--- Begin ---

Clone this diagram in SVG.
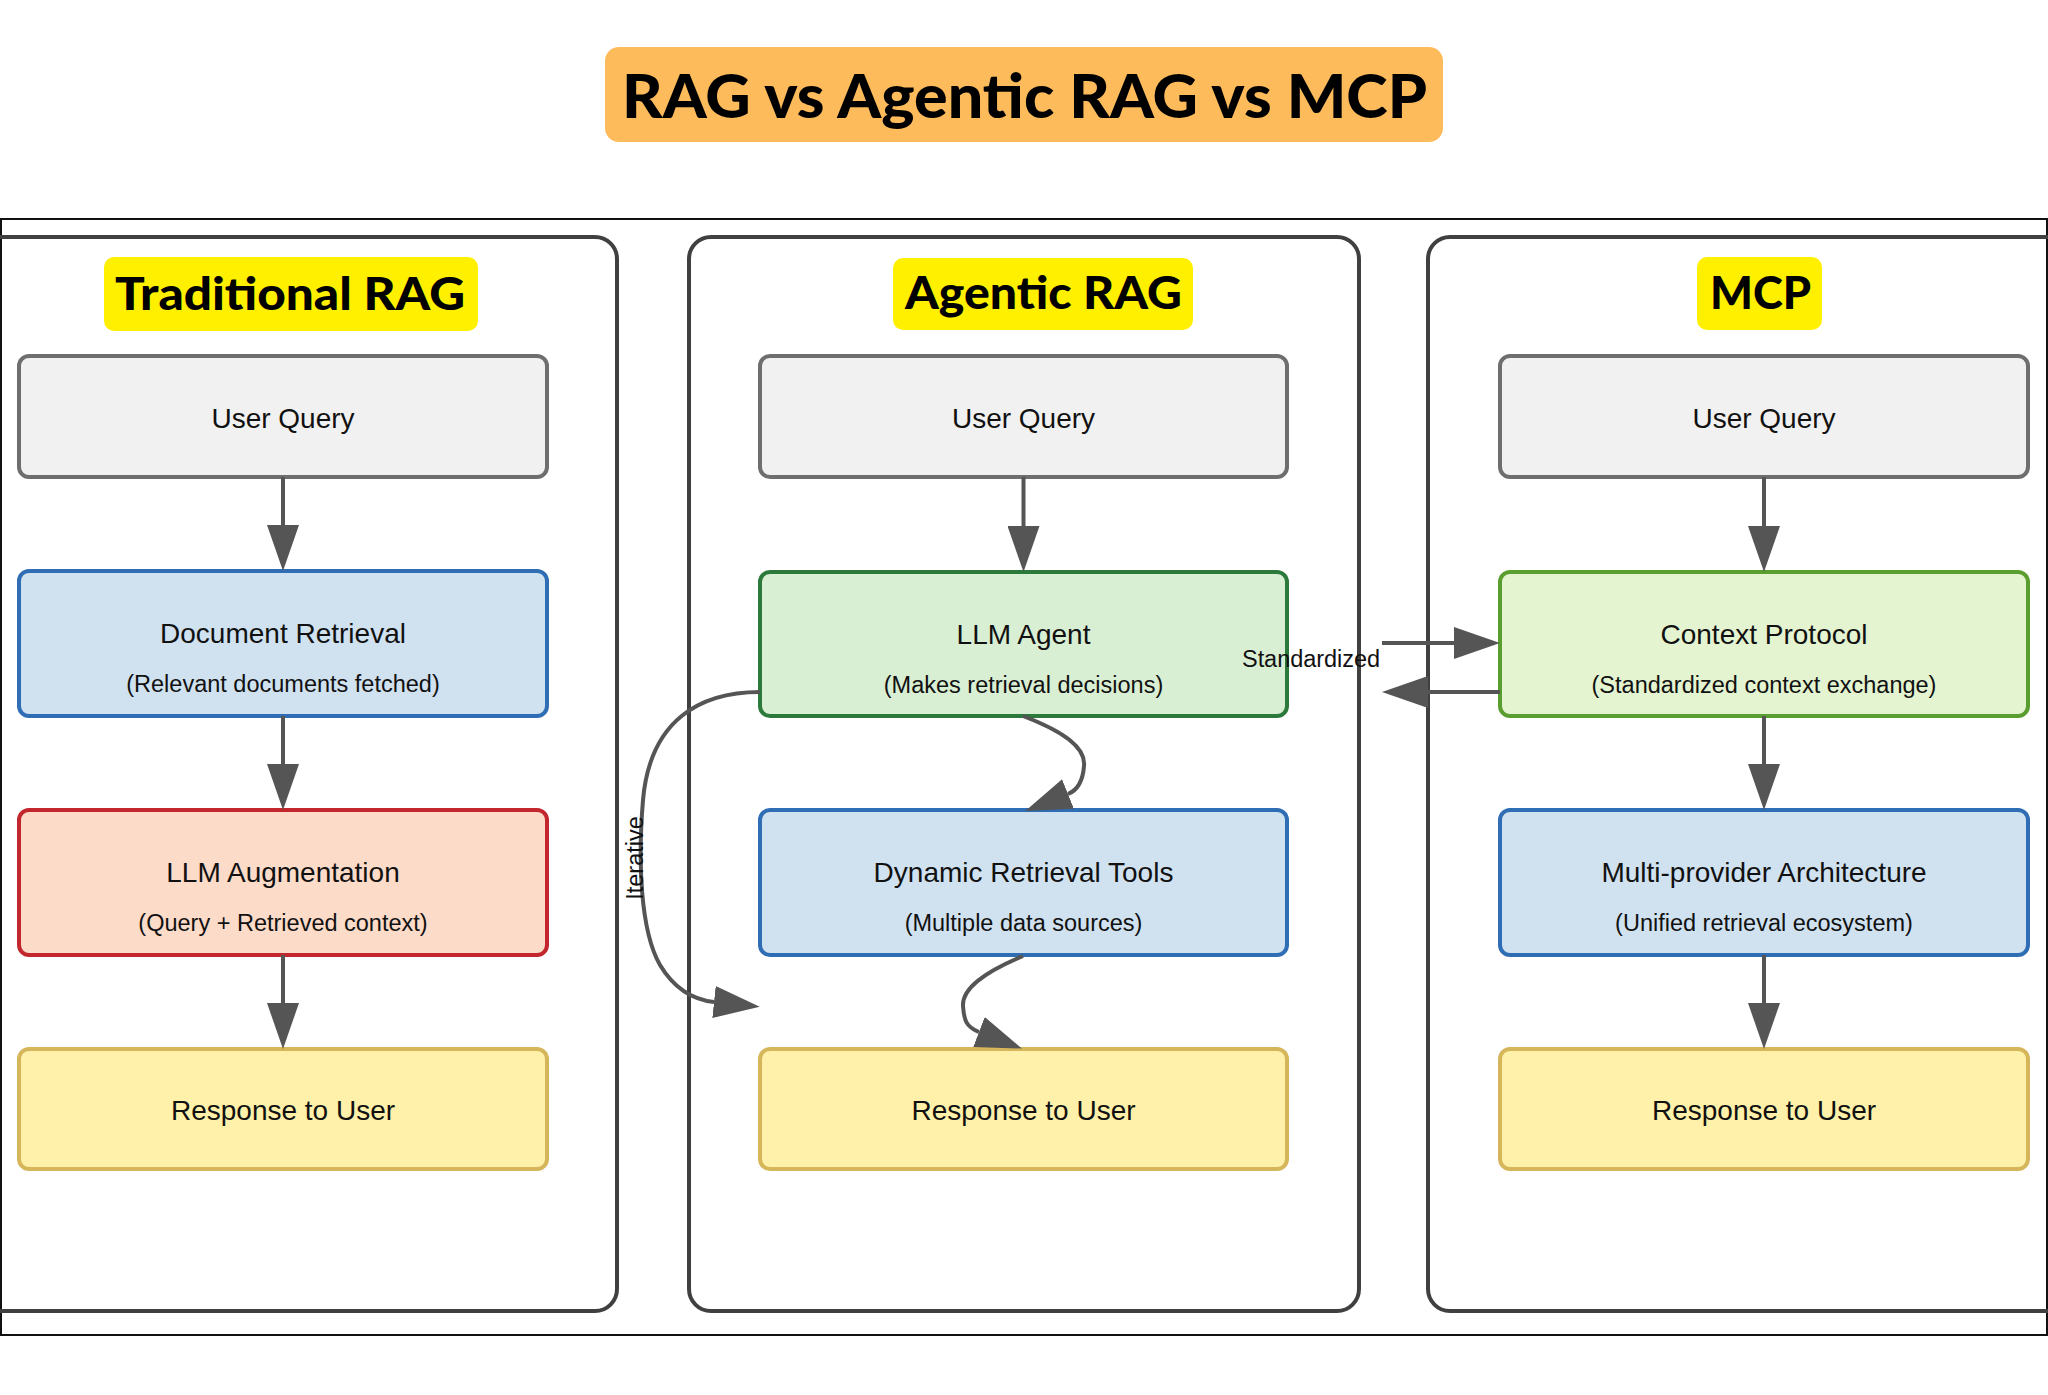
<svg xmlns="http://www.w3.org/2000/svg" width="2048" height="1395" viewBox="0 0 2048 1395">
<defs>
<marker id="ah" markerUnits="userSpaceOnUse" viewBox="0 0 46 32" refX="0" refY="16" markerWidth="46" markerHeight="32" orient="auto">
<path d="M0,0 L46,16 L0,32 z" fill="#555"/>
</marker>
</defs>
<style>
.panel{fill:none;stroke:#404040;stroke-width:4}
.node rect{stroke-width:4}
.gray rect{fill:#f1f1f1;stroke:#6e6e6e}
.blue rect{fill:#d0e2f0;stroke:#2f6db5}
.red rect{fill:#fddbc9;stroke:#c1272d}
.yel rect{fill:#fff1aa;stroke:#d6b65a}
.green rect{fill:#d9efd4;stroke:#2b7a3b}
.lgreen rect{fill:#e4f4d0;stroke:#5a9e2f}
.t{font-family:"Liberation Sans",Arial,sans-serif;font-size:28px;fill:#111;text-anchor:middle}
.s{font-size:23.5px}
.hd{font-family:Lato,"Open Sans",sans-serif;font-weight:900;fill:#000;text-anchor:middle}
.hbox{fill:#fff000}
.edge{fill:none;stroke:#555;stroke-width:4}
.lbl{font-family:"Liberation Sans",Arial,sans-serif;font-size:23.5px;fill:#111}
</style>
<rect width="2048" height="1395" fill="#fff"/>
<g id="title">
<rect x="605" y="47" width="838" height="95" rx="14" fill="#fdbb5b"/>
<text class="hd" x="1024.5" y="118" font-size="60" textLength="805" lengthAdjust="spacingAndGlyphs">RAG vs Agentic RAG vs MCP</text>
</g>
<rect id="frame" x="1" y="219" width="2046" height="1116" fill="none" stroke="#111" stroke-width="2"/>
<g id="panel-traditional">
<rect class="panel" x="-40" y="237" width="657" height="1074" rx="22"/>
<rect class="hbox" x="104" y="257" width="374" height="74" rx="10"/>
<text class="hd" x="290" y="310" font-size="46" textLength="350" lengthAdjust="spacingAndGlyphs">Traditional RAG</text>
</g>
<g id="panel-agentic">
<rect class="panel" x="689" y="237" width="670" height="1074" rx="22"/>
<rect class="hbox" x="893" y="258" width="300" height="72" rx="10"/>
<text class="hd" x="1043.5" y="309" font-size="46" textLength="277" lengthAdjust="spacingAndGlyphs">Agentic RAG</text>
</g>
<g id="panel-mcp">
<rect class="panel" x="1428" y="237" width="700" height="1074" rx="22"/>
<rect class="hbox" x="1697" y="257" width="125" height="73" rx="10"/>
<text class="hd" x="1760.5" y="309" font-size="46" textLength="101" lengthAdjust="spacingAndGlyphs">MCP</text>
</g>

<g id="t-user-query" class="node gray"><rect x="19" y="356" width="528" height="121" rx="10"/><text class="t" x="283" y="428">User Query</text></g>
<g id="t-doc-retrieval" class="node blue"><rect x="19" y="571" width="528" height="145" rx="10"/><text class="t" x="283" y="643">Document Retrieval</text><text class="t s" x="283" y="692">(Relevant documents fetched)</text></g>
<g id="t-llm-aug" class="node red"><rect x="19" y="810" width="528" height="145" rx="10"/><text class="t" x="283" y="882">LLM Augmentation</text><text class="t s" x="283" y="931">(Query + Retrieved context)</text></g>
<g id="t-response" class="node yel"><rect x="19" y="1049" width="528" height="120" rx="10"/><text class="t" x="283" y="1120">Response to User</text></g>

<g id="a-user-query" class="node gray"><rect x="760" y="356" width="527" height="121" rx="10"/><text class="t" x="1023.5" y="428">User Query</text></g>
<g id="a-llm-agent" class="node green"><rect x="760" y="572" width="527" height="144" rx="10"/><text class="t" x="1023.5" y="644">LLM Agent</text><text class="t s" x="1023.5" y="693">(Makes retrieval decisions)</text></g>
<g id="a-dynamic-tools" class="node blue"><rect x="760" y="810" width="527" height="145" rx="10"/><text class="t" x="1023.5" y="882">Dynamic Retrieval Tools</text><text class="t s" x="1023.5" y="931">(Multiple data sources)</text></g>
<g id="a-response" class="node yel"><rect x="760" y="1049" width="527" height="120" rx="10"/><text class="t" x="1023.5" y="1120">Response to User</text></g>

<g id="m-user-query" class="node gray"><rect x="1500" y="356" width="528" height="121" rx="10"/><text class="t" x="1764" y="428">User Query</text></g>
<g id="m-context-protocol" class="node lgreen"><rect x="1500" y="572" width="528" height="144" rx="10"/><text class="t" x="1764" y="644">Context Protocol</text><text class="t s" x="1764" y="693">(Standardized context exchange)</text></g>
<g id="m-multi-provider" class="node blue"><rect x="1500" y="810" width="528" height="145" rx="10"/><text class="t" x="1764" y="882">Multi-provider Architecture</text><text class="t s" x="1764" y="931">(Unified retrieval ecosystem)</text></g>
<g id="m-response" class="node yel"><rect x="1500" y="1049" width="528" height="120" rx="10"/><text class="t" x="1764" y="1120">Response to User</text></g>

<g id="connectors">
<path class="edge" d="M283,477 L283,525" marker-end="url(#ah)"/>
<path class="edge" d="M283,716 L283,764" marker-end="url(#ah)"/>
<path class="edge" d="M283,955 L283,1003" marker-end="url(#ah)"/>
<path class="edge" d="M1023.5,477 L1023.5,526" marker-end="url(#ah)"/>
<path class="edge" d="M1023,716 C1065,732 1086,748 1084,766 C1083,780 1078,790 1068,794" marker-end="url(#ah)"/>
<path class="edge" d="M1023,956 C985,972 962,988 963,1006 C964,1020 966,1027 979,1032" marker-end="url(#ah)"/>
<path class="edge" d="M760,692 C700,692 650,720 643,800 C638,860 640,930 660,965 C675,990 695,1000 714,1002" marker-end="url(#ah)"/>
<path class="edge" d="M1382,643 L1454,643" marker-end="url(#ah)"/>
<path class="edge" d="M1500,692 L1428,692" marker-end="url(#ah)"/>
<path class="edge" d="M1764,477 L1764,526" marker-end="url(#ah)"/>
<path class="edge" d="M1764,716 L1764,764" marker-end="url(#ah)"/>
<path class="edge" d="M1764,955 L1764,1003" marker-end="url(#ah)"/>
<text class="lbl" x="1242" y="667" textLength="138">Standardized</text>
<text class="lbl" text-anchor="middle" transform="translate(643,858) rotate(-90)">Iterative</text>
</g>
</svg>
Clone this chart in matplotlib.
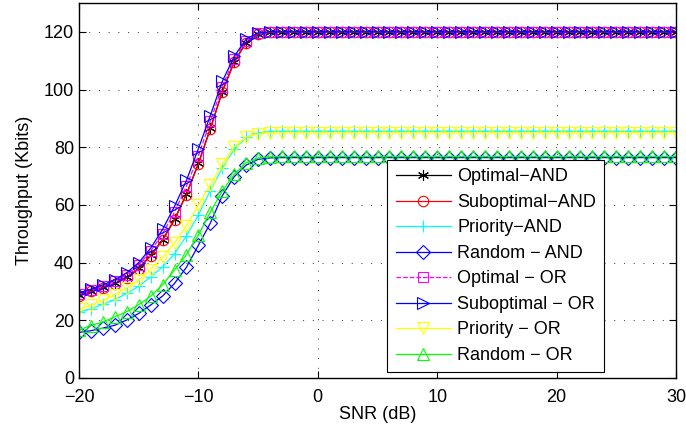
import numpy as np
import matplotlib.pyplot as plt

plt.rcParams["font.family"] = ["Liberation Sans", "DejaVu Sans"]

snr = np.arange(-20, 31)
n_flat = len(snr) - 17

# throughput (Kbits), -20 dB ... -4 dB, then flat
opt_and = [28.8, 30.2, 31.4, 32.8, 34.9, 38.0, 42.5, 47.9, 55.0, 63.8, 74.4, 86.5,
           99.3, 109.7, 116.3, 119.3, 119.8] + [120.0] * n_flat
subopt_and = [28.6, 30.0, 31.3, 32.7, 34.7, 37.8, 42.3, 47.7, 54.8, 63.6, 74.2, 86.3,
              99.1, 109.5, 116.2, 119.2, 119.8] + [120.0] * n_flat
prio_and = [22.8, 24.0, 25.5, 27.2, 29.3, 31.8, 35.0, 38.5, 43.0, 49.3, 56.5, 65.0,
            72.7, 79.3, 83.4, 85.0, 85.5] + [85.6] * n_flat
rand_and = [15.8, 16.4, 17.3, 18.3, 20.1, 22.4, 25.3, 28.4, 32.8, 38.4, 46.0, 53.7,
            63.2, 69.8, 73.8, 75.8, 76.3] + [76.4] * n_flat
opt_or = [29.2, 30.5, 31.9, 33.5, 35.8, 39.2, 44.0, 50.0, 57.5, 66.5, 77.0, 89.0,
          101.0, 110.7, 117.0, 119.5, 119.9] + [120.0] * n_flat
subopt_or = [29.5, 30.8, 32.3, 34.0, 36.5, 40.0, 45.0, 51.5, 59.5, 68.5, 79.5, 91.0,
             102.8, 111.5, 117.5, 119.6, 120.0] + [120.0] * n_flat
prio_or = [23.8, 25.2, 26.9, 28.9, 31.2, 34.0, 37.6, 41.9, 46.8, 52.8, 60.0, 67.0,
           74.2, 80.2, 83.5, 84.7, 85.0] + [85.1] * n_flat
rand_or = [16.6, 18.2, 19.4, 21.2, 23.0, 25.4, 28.3, 32.3, 37.5, 42.8, 49.6, 57.5,
           64.8, 70.6, 74.6, 76.3, 76.7] + [76.8] * n_flat

# MATLAB-style asterisk
asterisk = (6, 2, 0)

series = [
    ("Optimal\u2212AND", opt_and, "#000000", asterisk, "-"),
    ("Suboptimal\u2212AND", subopt_and, "#ff0000", "o", "-"),
    ("Priority\u2212AND", prio_and, "#00ffff", "+", "-"),
    ("Random \u2212 AND", rand_and, "#0000ff", "D", "-"),
    ("Optimal \u2212 OR", opt_or, "#ff00ff", "s", "--"),
    ("Suboptimal \u2212 OR", subopt_or, "#0000ff", ">", "-"),
    ("Priority \u2212 OR", prio_or, "#ffff00", "v", "-"),
    ("Random \u2212 OR", rand_or, "#00ff00", "^", "-"),
]
sizes = {"D": 7, "s": 6.5, "o": 7.5, "+": 9, ">": 8, "v": 8, "^": 8}

fig = plt.figure(figsize=(6.86, 4.34), dpi=100)
ax = fig.add_axes([79 / 686, 56 / 434, 597 / 686, 375 / 434])

for label, vals, col, mk, ls in series:
    ms = sizes.get(mk, 8) if isinstance(mk, str) else 8
    ax.plot(snr, vals, color=col, linestyle=ls, linewidth=0.9, marker=mk,
            markersize=ms, markerfacecolor="none", markeredgecolor=col,
            markeredgewidth=0.8, label=label)

ax.set_xlim(-20, 30)
ax.set_ylim(0, 130)
ax.set_xticks([-20, -10, 0, 10, 20, 30])
ax.set_yticks(np.arange(0, 121, 20))
ax.set_xticklabels(["\u221220", "\u221210", "0", "10", "20", "30"])
ax.grid(True, color="k", linestyle=(0, (1, 9)), linewidth=0.7, alpha=0.8)
ax.tick_params(direction="in", top=True, right=True, labelsize=13, length=5)
ax.tick_params(axis="x", pad=8)
for sp in ax.spines.values():
    sp.set_linewidth(1.0)

ax.set_xlabel("SNR (dB)", fontsize=13, labelpad=0)
ax.set_ylabel("Throughput (Kbits)", fontsize=13, labelpad=8)

leg = ax.legend(loc="lower right", bbox_to_anchor=(0.8794, 0.016), fontsize=13,
                frameon=True, fancybox=False, edgecolor="k", framealpha=1,
                handlelength=3.05, handletextpad=0.35, labelspacing=0.47,
                borderpad=0.45, borderaxespad=0)
leg.get_frame().set_linewidth(0.8)

fig.savefig("out.png", dpi=100, facecolor="white")
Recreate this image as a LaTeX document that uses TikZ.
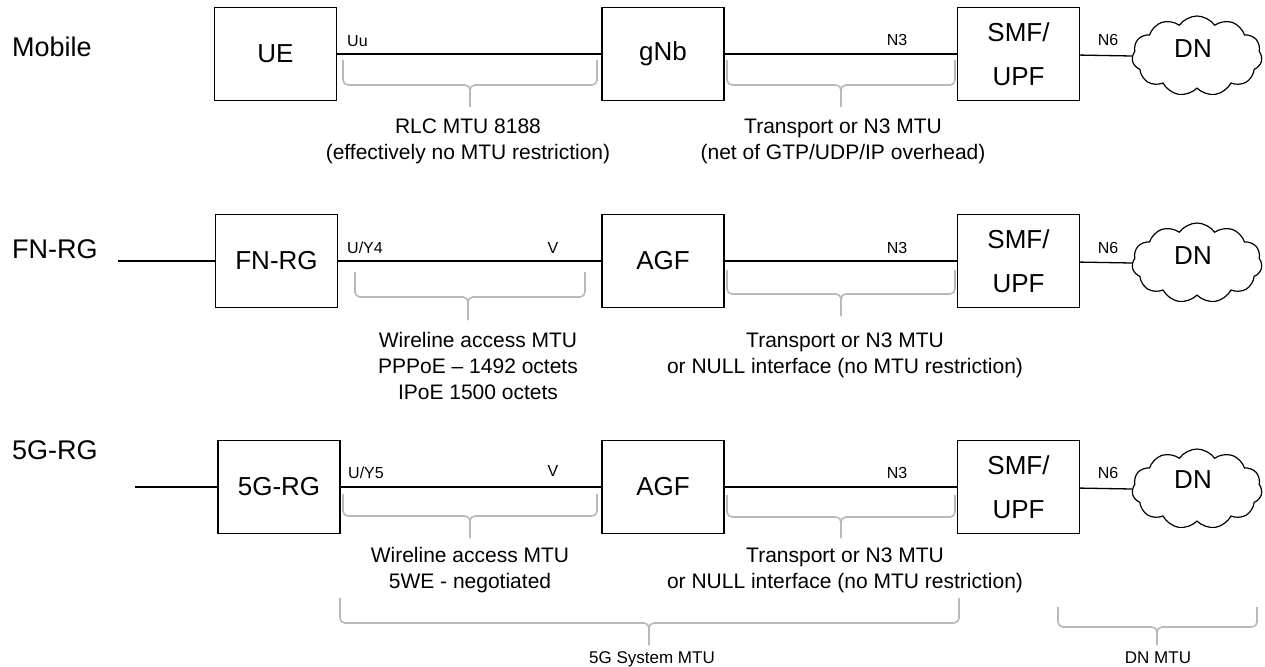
\documentclass[tikz,border=0pt]{standalone}
\usepackage{fontspec}
\setmainfont{Liberation Sans}
\usetikzlibrary{shapes.symbols}
\definecolor{bracegray}{RGB}{185,185,185}

% curly MTU brace: x-left, x-right, x-tip, y-top, y-bottom, y-tip
\newcommand\mtubrace[6]{%
  \draw[mtubrace] (#1,#4) |- (#3,#5) -- (#3,#6);
  \draw[mtubrace] (#2,#4) |- (#3,#5) -- (#3,#6);
}

\begin{document}
\begin{tikzpicture}[x=1pt,y=-1pt,
  netbox/.style={draw, line width=1.4pt, minimum width=122pt, minimum height=93pt,
    inner sep=0pt, align=center, font=\fontsize{26}{44}\selectfont},
  rowlabel/.style={anchor=base west, inner sep=0pt, font=\fontsize{27}{30}\selectfont},
  iflabel/.style={anchor=base, inner sep=0pt, font=\fontsize{16}{18}\selectfont},
  note/.style={anchor=base, inner sep=0pt, font=\fontsize{21}{24}\selectfont},
  smallnote/.style={anchor=base, inner sep=0pt, font=\fontsize{17}{20}\selectfont},
  link/.style={line width=1.3pt},
  mtubrace/.style={draw=bracegray, line width=1.6pt, rounded corners=5pt},
  dncloud/.style={cloud, cloud puffs=11, cloud puff arc=110, draw, line width=1.2pt,
    minimum width=130pt, minimum height=80pt, inner sep=0pt},
  dntext/.style={inner sep=0pt, font=\fontsize{26}{30}\selectfont}
]
\useasboundingbox (0,0) rectangle (1265,666);

% ---------------- Mobile ----------------
\node[rowlabel] (lmob) at (12,57) {Mobile};
\node[netbox] (ue)   at (275.5,54) {UE};
\node[netbox] (gnb)  at (663,54)   {gNb};
\node[netbox] (smfa) at (1018.5,54) {SMF/\\UPF};
\node[dncloud] (dna) at (1197,56) {};
\node[dntext] (dnta) at (1193,49) {DN};
\draw[link] (ue) -- (gnb);
\draw[link] (gnb) -- (smfa);
\draw[link] (smfa) -- (dna.west);
\node[iflabel, anchor=base west] (uu) at (347,47) {Uu};
\node[iflabel] (n3a) at (897,46) {N3};
\node[iflabel] (n6a) at (1108,46) {N6};
\mtubrace{343}{597}{470}{60}{85}{107}
\mtubrace{727}{955}{841}{60}{85}{107}
\node[note] (rlc1) at (468,133) {RLC MTU 8188};
\node[note] (rlc2) at (468,159) {(effectively no MTU restriction)};
\node[note] (tra1) at (843,133) {Transport or N3 MTU};
\node[note] (tra2) at (843,159) {(net of GTP/UDP/IP overhead)};

% ---------------- FN-RG ----------------
\node[rowlabel] (lfn) at (12,258) {FN-RG};
\coordinate (fnin) at (118,261);
\node[netbox] (fnrg) at (276.5,261) {FN-RG};
\node[netbox] (agfb) at (663,261)   {AGF};
\node[netbox] (smfb) at (1018.5,261) {SMF/\\UPF};
\node[dncloud] (dnb) at (1197,263) {};
\node[dntext] (dntb) at (1193,256) {DN};
\draw[link] (fnin) -- (fnrg);
\draw[link] (fnrg) -- (agfb);
\draw[link] (agfb) -- (smfb);
\draw[link] (smfb) -- (dnb.west);
\node[iflabel, anchor=base west] (uy4) at (347,253) {U/Y4};
\node[iflabel] (vb) at (553,253) {V};
\node[iflabel] (n3b) at (897,253) {N3};
\node[iflabel] (n6b) at (1108,253) {N6};
\mtubrace{355}{585}{468}{272}{297}{320}
\mtubrace{727}{955}{841}{270}{294}{316}
\node[note] (wla) at (478,347) {Wireline access MTU};
\node[note] (wlb) at (478,373) {PPPoE -- 1492 octets};
\node[note] (wlc) at (478,399) {IPoE 1500 octets};
\node[note] (trb1) at (845,347) {Transport or N3 MTU};
\node[note] (trb2) at (845,373) {or NULL interface (no MTU restriction)};

% ---------------- 5G-RG ----------------
\node[rowlabel] (l5g) at (12,459) {5G-RG};
\coordinate (rgin) at (135,487);
\node[netbox] (rg5) at (279,487)    {5G-RG};
\node[netbox] (agfc) at (663,487)   {AGF};
\node[netbox] (smfc) at (1018.5,487) {SMF/\\UPF};
\node[dncloud] (dnc) at (1197,489) {};
\node[dntext] (dntc) at (1193,480) {DN};
\draw[link] (rgin) -- (rg5);
\draw[link] (rg5) -- (agfc);
\draw[link] (agfc) -- (smfc);
\draw[link] (smfc) -- (dnc.west);
\node[iflabel, anchor=base west] (uy5) at (348,478) {U/Y5};
\node[iflabel] (vc) at (553,476) {V};
\node[iflabel] (n3c) at (897,478) {N3};
\node[iflabel] (n6c) at (1108,478) {N6};
\mtubrace{343}{597}{470}{494}{516}{538}
\mtubrace{727}{955}{841}{495}{517}{538}
\node[note] (wld) at (470,562) {Wireline access MTU};
\node[note] (wle) at (470,588) {5WE - negotiated};
\node[note] (trc1) at (845,562) {Transport or N3 MTU};
\node[note] (trc2) at (845,588) {or NULL interface (no MTU restriction)};

% ---------------- overall MTU spans ----------------
\mtubrace{340}{959}{649}{598}{623}{645}
\node[smallnote] (sys) at (652,663) {5G System MTU};
\mtubrace{1058}{1257}{1157}{607}{627}{645}
\node[smallnote] (dnmtu) at (1158,663) {DN MTU};
\end{tikzpicture}
\end{document}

--- End ---

SET EXERCISE
All lines above from the one containing "Clone this chart in matplotlib." through the one containing "n_flat = len(snr) - 17" are to be quoted exactly, and only those; pictures are left out.

ANSWER TO THIS TASK
Clone this chart in matplotlib.
import numpy as np
import matplotlib.pyplot as plt

plt.rcParams["font.family"] = ["Liberation Sans", "DejaVu Sans"]

snr = np.arange(-20, 31)
n_flat = len(snr) - 17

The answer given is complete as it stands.